#### BRIEF
Present every line in which the string "with" appears.

#### DATASET EXCERPTS
-=-=-=-=-

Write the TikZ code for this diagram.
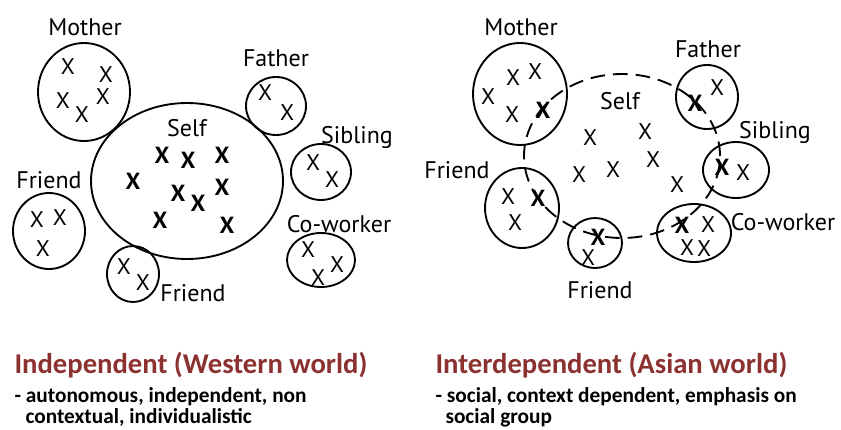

-=-=-=-=-

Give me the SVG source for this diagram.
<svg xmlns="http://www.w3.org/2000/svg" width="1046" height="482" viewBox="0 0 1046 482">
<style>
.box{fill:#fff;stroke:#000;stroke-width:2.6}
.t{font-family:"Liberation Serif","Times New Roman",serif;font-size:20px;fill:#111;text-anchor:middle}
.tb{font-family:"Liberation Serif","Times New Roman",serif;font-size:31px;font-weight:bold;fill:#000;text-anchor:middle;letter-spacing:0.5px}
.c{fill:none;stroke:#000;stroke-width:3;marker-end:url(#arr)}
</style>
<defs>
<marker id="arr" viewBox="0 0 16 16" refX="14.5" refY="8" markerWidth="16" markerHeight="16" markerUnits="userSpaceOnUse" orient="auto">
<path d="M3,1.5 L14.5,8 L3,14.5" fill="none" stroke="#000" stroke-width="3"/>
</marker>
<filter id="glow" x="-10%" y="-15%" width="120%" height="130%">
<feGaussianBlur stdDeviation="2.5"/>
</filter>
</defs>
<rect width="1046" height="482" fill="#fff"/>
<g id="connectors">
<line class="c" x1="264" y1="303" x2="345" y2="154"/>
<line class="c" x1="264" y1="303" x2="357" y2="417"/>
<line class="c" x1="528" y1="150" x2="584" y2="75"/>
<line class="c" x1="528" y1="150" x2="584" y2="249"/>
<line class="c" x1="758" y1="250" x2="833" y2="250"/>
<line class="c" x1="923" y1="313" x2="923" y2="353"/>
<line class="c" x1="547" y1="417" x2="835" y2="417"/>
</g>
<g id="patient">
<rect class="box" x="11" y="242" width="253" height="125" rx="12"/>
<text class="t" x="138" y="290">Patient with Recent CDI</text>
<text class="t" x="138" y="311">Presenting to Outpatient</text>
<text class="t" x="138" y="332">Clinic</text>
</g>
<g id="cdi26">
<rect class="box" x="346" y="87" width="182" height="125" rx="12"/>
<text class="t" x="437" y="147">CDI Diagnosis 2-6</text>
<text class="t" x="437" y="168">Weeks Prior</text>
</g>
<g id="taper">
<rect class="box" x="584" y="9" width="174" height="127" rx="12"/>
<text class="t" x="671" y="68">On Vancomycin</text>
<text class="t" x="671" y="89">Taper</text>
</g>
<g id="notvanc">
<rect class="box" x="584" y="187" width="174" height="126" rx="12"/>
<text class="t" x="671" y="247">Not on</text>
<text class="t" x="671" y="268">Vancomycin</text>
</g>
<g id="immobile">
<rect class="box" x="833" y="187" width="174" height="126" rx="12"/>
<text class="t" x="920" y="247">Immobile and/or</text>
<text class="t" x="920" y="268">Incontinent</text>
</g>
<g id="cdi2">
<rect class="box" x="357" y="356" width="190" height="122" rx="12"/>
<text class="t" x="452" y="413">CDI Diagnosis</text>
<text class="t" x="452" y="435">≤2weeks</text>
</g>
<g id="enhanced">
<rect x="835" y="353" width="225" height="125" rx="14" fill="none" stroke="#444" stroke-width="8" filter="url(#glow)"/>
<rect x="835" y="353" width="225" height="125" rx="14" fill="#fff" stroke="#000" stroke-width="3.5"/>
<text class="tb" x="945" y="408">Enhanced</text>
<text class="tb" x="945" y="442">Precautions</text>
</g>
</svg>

-=-=-=-=-

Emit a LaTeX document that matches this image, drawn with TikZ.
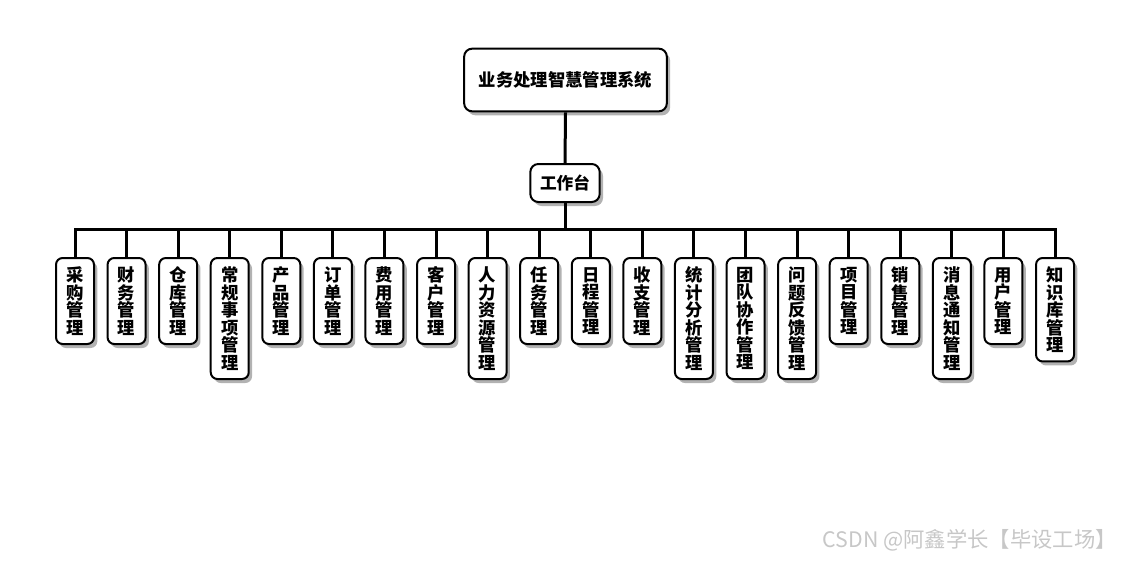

-=-=-=-=-

#### THE SOLUTION
<text class="t" x="138" y="290">Patient with Recent CDI</text>
Emit a LaTeX document that matches this image, drawn with TikZ.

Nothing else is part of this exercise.